-- start RECORDS SUPPLIED --

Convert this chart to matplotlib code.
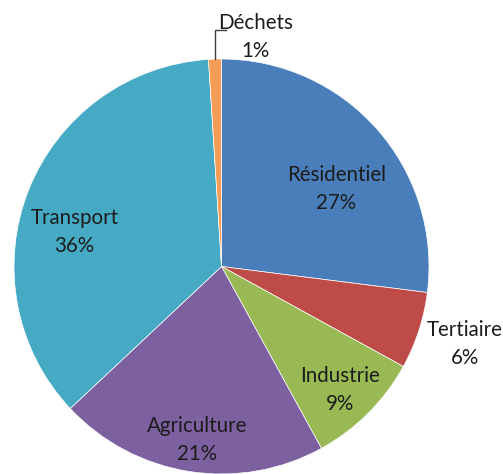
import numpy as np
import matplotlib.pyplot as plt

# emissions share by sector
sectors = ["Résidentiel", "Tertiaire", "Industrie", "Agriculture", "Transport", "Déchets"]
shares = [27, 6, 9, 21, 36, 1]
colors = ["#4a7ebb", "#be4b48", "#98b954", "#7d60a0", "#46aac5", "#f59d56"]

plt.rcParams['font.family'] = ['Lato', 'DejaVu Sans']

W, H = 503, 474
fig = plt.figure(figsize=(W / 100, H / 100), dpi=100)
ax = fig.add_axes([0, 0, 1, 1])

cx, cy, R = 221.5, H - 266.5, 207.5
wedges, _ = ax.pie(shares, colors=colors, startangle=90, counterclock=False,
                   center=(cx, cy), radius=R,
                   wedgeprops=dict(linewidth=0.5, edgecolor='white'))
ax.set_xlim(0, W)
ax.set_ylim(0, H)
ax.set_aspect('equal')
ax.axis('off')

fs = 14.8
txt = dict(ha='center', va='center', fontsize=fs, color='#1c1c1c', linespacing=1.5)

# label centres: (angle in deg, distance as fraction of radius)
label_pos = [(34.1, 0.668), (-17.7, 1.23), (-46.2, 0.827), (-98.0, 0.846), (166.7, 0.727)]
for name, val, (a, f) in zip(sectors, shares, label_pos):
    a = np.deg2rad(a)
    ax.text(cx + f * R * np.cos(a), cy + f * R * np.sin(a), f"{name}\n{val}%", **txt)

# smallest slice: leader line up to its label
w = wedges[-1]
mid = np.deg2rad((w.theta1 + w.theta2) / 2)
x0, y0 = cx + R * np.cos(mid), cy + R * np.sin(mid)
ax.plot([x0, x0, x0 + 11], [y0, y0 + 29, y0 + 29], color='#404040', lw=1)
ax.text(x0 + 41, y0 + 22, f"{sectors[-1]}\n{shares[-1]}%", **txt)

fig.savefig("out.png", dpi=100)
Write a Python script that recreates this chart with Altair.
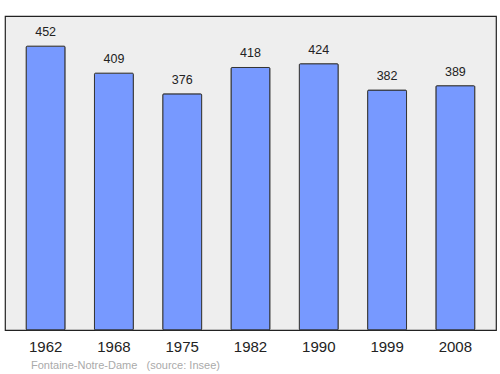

-- end RECORDS SUPPLIED --

Extract the entries in full, exactly as they are, minus the pictures.

**CORRECT RESPONSE:**
Convert this chart to matplotlib code.
import numpy as np
import matplotlib.pyplot as plt

# emissions share by sector
sectors = ["Résidentiel", "Tertiaire", "Industrie", "Agriculture", "Transport", "Déchets"]
shares = [27, 6, 9, 21, 36, 1]
colors = ["#4a7ebb", "#be4b48", "#98b954", "#7d60a0", "#46aac5", "#f59d56"]

plt.rcParams['font.family'] = ['Lato', 'DejaVu Sans']

W, H = 503, 474
fig = plt.figure(figsize=(W / 100, H / 100), dpi=100)
ax = fig.add_axes([0, 0, 1, 1])

cx, cy, R = 221.5, H - 266.5, 207.5
wedges, _ = ax.pie(shares, colors=colors, startangle=90, counterclock=False,
                   center=(cx, cy), radius=R,
                   wedgeprops=dict(linewidth=0.5, edgecolor='white'))
ax.set_xlim(0, W)
ax.set_ylim(0, H)
ax.set_aspect('equal')
ax.axis('off')

fs = 14.8
txt = dict(ha='center', va='center', fontsize=fs, color='#1c1c1c', linespacing=1.5)

# label centres: (angle in deg, distance as fraction of radius)
label_pos = [(34.1, 0.668), (-17.7, 1.23), (-46.2, 0.827), (-98.0, 0.846), (166.7, 0.727)]
for name, val, (a, f) in zip(sectors, shares, label_pos):
    a = np.deg2rad(a)
    ax.text(cx + f * R * np.cos(a), cy + f * R * np.sin(a), f"{name}\n{val}%", **txt)

# smallest slice: leader line up to its label
w = wedges[-1]
mid = np.deg2rad((w.theta1 + w.theta2) / 2)
x0, y0 = cx + R * np.cos(mid), cy + R * np.sin(mid)
ax.plot([x0, x0, x0 + 11], [y0, y0 + 29, y0 + 29], color='#404040', lw=1)
ax.text(x0 + 41, y0 + 22, f"{sectors[-1]}\n{shares[-1]}%", **txt)

fig.savefig("out.png", dpi=100)
Write a Python script that recreates this chart with Altair.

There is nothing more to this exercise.